== SHORT TASK ==
The copy must start at the line that contains "Rebuild this chart" and finish at the line that contains "W, H = 553, 369", reproducing each line exactly. Any picture in that span is omitted.

== DATA EXTRACT ==
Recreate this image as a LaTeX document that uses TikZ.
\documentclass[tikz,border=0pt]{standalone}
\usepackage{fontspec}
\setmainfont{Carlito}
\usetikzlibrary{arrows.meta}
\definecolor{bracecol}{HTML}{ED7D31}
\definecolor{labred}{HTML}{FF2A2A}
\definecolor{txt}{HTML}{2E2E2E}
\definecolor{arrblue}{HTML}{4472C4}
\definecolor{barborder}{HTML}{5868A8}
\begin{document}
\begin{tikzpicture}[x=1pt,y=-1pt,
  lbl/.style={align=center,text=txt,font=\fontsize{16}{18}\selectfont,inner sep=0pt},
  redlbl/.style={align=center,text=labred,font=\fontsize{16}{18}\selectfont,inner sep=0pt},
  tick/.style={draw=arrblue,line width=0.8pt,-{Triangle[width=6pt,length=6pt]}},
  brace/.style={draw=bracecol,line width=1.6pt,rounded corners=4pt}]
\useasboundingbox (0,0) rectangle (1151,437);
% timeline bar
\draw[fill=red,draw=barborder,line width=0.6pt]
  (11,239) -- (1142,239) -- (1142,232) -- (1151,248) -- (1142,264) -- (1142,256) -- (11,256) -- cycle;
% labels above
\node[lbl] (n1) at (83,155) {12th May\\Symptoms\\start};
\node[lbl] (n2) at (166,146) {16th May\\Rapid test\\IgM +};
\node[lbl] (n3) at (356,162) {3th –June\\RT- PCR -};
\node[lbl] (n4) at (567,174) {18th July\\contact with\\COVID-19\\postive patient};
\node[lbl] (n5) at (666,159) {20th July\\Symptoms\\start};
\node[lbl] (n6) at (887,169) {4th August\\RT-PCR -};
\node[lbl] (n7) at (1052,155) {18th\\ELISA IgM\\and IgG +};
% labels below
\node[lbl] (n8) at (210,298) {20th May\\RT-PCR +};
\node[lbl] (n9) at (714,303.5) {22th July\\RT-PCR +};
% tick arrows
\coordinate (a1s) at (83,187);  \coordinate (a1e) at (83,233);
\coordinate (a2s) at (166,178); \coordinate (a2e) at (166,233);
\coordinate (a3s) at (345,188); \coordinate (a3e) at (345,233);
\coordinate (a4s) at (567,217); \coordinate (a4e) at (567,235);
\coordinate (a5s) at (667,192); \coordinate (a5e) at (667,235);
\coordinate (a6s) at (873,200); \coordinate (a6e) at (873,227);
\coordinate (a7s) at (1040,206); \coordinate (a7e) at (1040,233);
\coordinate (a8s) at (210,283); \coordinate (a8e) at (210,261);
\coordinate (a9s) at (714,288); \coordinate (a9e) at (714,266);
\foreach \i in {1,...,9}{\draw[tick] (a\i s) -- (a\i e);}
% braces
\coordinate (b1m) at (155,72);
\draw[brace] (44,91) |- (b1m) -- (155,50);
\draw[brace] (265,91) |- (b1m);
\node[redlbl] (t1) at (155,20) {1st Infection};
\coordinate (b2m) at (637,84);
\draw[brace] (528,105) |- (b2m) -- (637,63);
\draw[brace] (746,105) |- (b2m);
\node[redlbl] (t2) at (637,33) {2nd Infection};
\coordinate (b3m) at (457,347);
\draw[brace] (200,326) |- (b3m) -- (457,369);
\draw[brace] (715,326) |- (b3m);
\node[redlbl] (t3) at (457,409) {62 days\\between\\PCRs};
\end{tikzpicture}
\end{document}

* * *

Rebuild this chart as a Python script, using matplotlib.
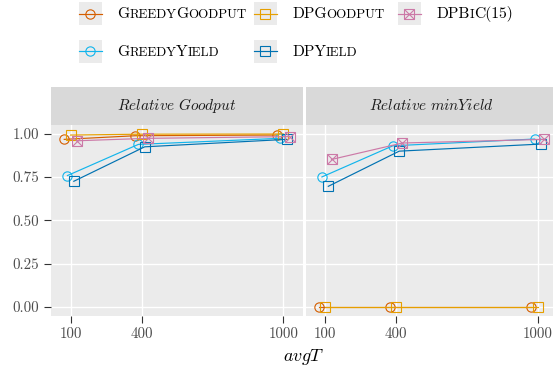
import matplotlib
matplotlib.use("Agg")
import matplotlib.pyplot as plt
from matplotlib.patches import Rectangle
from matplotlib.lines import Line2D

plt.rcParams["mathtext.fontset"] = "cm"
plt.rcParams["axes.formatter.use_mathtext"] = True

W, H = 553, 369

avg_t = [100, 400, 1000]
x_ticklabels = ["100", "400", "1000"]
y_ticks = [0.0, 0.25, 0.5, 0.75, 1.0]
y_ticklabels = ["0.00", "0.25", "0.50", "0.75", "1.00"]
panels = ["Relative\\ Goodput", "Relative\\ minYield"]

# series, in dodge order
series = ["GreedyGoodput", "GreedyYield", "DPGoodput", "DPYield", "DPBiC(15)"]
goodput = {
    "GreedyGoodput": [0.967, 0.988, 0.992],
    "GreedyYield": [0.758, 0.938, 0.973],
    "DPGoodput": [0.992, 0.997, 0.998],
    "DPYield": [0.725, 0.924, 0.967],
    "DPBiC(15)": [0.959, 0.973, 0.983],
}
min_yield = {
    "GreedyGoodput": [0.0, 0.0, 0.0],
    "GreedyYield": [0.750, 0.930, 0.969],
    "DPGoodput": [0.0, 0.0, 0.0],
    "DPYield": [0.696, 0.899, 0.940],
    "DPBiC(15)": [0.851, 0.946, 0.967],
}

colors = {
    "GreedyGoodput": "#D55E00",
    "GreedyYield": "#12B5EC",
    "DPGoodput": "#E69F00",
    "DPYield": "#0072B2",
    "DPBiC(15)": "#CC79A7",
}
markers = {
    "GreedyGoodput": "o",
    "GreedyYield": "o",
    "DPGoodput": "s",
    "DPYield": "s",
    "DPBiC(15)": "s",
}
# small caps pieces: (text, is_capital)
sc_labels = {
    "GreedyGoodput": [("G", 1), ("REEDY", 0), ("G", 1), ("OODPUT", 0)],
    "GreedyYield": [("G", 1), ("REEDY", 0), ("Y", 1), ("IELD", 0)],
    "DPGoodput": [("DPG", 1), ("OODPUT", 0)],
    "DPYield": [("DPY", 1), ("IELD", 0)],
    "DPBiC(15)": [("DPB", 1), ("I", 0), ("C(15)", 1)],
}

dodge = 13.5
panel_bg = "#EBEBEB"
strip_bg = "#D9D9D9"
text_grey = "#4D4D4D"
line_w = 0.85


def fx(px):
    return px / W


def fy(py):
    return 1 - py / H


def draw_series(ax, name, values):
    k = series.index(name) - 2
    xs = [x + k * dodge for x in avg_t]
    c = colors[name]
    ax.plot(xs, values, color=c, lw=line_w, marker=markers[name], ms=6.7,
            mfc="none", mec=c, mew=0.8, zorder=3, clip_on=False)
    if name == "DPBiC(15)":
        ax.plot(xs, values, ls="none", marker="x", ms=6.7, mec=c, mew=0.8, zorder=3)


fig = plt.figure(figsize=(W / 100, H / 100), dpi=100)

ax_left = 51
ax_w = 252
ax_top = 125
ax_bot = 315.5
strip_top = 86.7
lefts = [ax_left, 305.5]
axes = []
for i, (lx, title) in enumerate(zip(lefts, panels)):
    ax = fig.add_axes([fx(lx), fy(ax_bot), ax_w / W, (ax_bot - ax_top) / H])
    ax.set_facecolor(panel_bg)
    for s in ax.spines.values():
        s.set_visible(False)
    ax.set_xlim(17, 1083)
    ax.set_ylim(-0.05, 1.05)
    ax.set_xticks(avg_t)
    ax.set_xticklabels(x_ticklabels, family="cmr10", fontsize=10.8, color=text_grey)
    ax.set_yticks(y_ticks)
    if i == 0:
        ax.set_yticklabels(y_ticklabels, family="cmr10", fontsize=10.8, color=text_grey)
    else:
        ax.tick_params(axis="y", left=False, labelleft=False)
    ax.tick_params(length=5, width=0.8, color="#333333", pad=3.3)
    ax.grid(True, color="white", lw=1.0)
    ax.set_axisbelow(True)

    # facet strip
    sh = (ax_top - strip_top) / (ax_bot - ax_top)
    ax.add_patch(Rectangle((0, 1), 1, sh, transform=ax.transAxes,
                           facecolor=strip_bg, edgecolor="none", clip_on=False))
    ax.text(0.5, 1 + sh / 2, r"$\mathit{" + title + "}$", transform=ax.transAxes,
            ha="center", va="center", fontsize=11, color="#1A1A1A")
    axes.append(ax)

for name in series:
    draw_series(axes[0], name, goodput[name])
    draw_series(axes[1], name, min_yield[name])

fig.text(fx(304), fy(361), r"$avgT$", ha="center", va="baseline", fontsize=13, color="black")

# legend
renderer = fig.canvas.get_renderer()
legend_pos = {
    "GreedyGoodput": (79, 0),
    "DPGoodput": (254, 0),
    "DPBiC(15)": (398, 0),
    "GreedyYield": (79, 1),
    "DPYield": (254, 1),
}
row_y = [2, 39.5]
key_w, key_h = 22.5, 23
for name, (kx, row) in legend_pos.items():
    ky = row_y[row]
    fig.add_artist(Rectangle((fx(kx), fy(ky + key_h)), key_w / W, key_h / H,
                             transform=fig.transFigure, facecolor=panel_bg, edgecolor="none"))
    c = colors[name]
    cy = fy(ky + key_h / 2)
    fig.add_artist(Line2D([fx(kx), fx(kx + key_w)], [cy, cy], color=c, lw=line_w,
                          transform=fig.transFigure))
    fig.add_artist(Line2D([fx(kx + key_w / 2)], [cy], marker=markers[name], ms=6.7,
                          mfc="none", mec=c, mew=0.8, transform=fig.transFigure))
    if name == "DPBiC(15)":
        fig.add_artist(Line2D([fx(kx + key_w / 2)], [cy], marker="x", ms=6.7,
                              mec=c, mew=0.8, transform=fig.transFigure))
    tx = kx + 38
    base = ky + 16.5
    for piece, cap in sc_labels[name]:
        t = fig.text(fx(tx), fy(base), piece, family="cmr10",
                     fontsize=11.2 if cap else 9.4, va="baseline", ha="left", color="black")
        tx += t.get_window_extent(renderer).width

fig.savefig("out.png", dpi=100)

== SOLVED EXERCISE ==
Rebuild this chart as a Python script, using matplotlib.
import matplotlib
matplotlib.use("Agg")
import matplotlib.pyplot as plt
from matplotlib.patches import Rectangle
from matplotlib.lines import Line2D

plt.rcParams["mathtext.fontset"] = "cm"
plt.rcParams["axes.formatter.use_mathtext"] = True

W, H = 553, 369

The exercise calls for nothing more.